━━ EXCERPTED RECORDS ━━
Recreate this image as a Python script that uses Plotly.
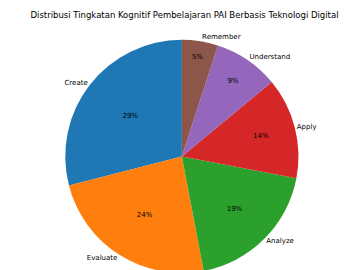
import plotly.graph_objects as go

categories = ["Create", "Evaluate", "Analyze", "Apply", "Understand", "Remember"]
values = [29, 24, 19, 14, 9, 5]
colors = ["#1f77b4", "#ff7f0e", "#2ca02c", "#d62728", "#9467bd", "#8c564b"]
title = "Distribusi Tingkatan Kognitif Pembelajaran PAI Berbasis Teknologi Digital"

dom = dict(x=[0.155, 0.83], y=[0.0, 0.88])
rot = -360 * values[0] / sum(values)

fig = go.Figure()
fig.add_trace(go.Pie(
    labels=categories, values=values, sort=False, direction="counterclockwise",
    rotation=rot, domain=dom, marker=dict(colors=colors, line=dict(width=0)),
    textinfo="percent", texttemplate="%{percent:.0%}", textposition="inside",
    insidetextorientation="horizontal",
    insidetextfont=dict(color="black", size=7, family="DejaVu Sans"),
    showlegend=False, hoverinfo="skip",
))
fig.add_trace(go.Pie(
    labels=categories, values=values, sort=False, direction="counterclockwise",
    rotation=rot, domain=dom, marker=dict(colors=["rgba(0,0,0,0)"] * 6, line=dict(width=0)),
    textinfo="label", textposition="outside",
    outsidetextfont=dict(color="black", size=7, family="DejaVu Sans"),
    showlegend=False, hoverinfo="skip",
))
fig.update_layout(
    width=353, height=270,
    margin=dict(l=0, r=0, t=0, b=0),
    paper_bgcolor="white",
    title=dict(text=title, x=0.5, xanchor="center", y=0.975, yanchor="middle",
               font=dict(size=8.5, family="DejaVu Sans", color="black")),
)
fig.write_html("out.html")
━━━
━━ EXCERPTED RECORDS ━━
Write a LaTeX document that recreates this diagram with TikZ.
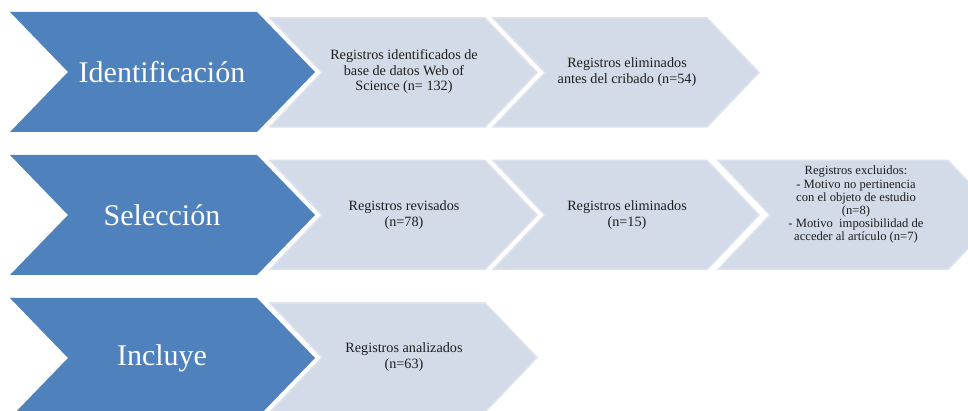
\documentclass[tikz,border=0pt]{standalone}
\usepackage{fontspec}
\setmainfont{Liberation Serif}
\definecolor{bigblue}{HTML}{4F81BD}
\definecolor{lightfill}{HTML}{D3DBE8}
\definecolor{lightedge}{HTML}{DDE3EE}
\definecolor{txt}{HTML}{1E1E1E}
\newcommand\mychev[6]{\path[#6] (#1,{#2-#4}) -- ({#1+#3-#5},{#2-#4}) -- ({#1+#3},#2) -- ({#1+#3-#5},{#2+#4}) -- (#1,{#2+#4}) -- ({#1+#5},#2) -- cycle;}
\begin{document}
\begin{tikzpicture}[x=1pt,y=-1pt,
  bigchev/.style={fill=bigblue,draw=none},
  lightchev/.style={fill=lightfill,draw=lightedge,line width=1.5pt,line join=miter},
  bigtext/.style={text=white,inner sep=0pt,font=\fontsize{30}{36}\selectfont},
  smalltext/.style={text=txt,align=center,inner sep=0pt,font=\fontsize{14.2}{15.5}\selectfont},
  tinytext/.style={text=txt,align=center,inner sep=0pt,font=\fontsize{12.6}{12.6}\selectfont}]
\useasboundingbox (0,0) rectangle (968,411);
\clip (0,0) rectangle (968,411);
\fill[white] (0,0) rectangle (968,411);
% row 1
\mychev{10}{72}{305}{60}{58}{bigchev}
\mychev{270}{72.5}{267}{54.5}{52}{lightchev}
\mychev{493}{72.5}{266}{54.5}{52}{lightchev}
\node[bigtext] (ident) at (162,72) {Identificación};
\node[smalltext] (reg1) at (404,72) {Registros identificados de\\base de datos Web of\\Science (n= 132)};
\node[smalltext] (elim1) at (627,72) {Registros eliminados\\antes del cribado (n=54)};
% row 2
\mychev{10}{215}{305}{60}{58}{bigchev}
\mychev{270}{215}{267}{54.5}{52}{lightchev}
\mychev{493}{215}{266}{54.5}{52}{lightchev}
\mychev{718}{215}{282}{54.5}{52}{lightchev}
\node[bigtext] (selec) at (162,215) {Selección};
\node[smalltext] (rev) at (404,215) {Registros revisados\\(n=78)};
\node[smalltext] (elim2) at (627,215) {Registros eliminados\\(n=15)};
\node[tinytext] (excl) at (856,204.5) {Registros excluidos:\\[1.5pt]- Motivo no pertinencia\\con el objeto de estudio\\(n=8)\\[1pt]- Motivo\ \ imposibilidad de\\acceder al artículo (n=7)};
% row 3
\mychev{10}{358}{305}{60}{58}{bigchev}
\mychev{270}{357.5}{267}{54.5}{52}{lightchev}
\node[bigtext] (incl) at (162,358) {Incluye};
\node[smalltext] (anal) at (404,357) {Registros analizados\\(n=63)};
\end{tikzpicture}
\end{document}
━━━
━━ EXCERPTED RECORDS ━━
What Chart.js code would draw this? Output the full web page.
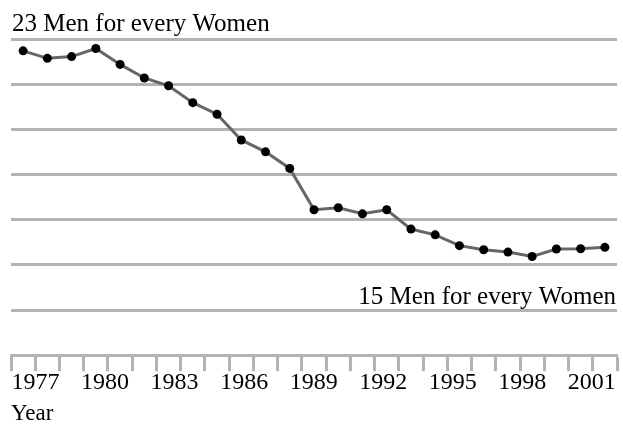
━━━
**WHAT YOU SHOULD DO**
Give again, exactly as written, only the lines that start at the one with "Recreate this image" and end at the one with "Tingkatan Kognitif Pembelajaran", both included. Skip any pictures.

**SOLUTION TO THE EXERCISE**
Recreate this image as a Python script that uses Plotly.
import plotly.graph_objects as go

categories = ["Create", "Evaluate", "Analyze", "Apply", "Understand", "Remember"]
values = [29, 24, 19, 14, 9, 5]
colors = ["#1f77b4", "#ff7f0e", "#2ca02c", "#d62728", "#9467bd", "#8c564b"]
title = "Distribusi Tingkatan Kognitif Pembelajaran PAI Berbasis Teknologi Digital"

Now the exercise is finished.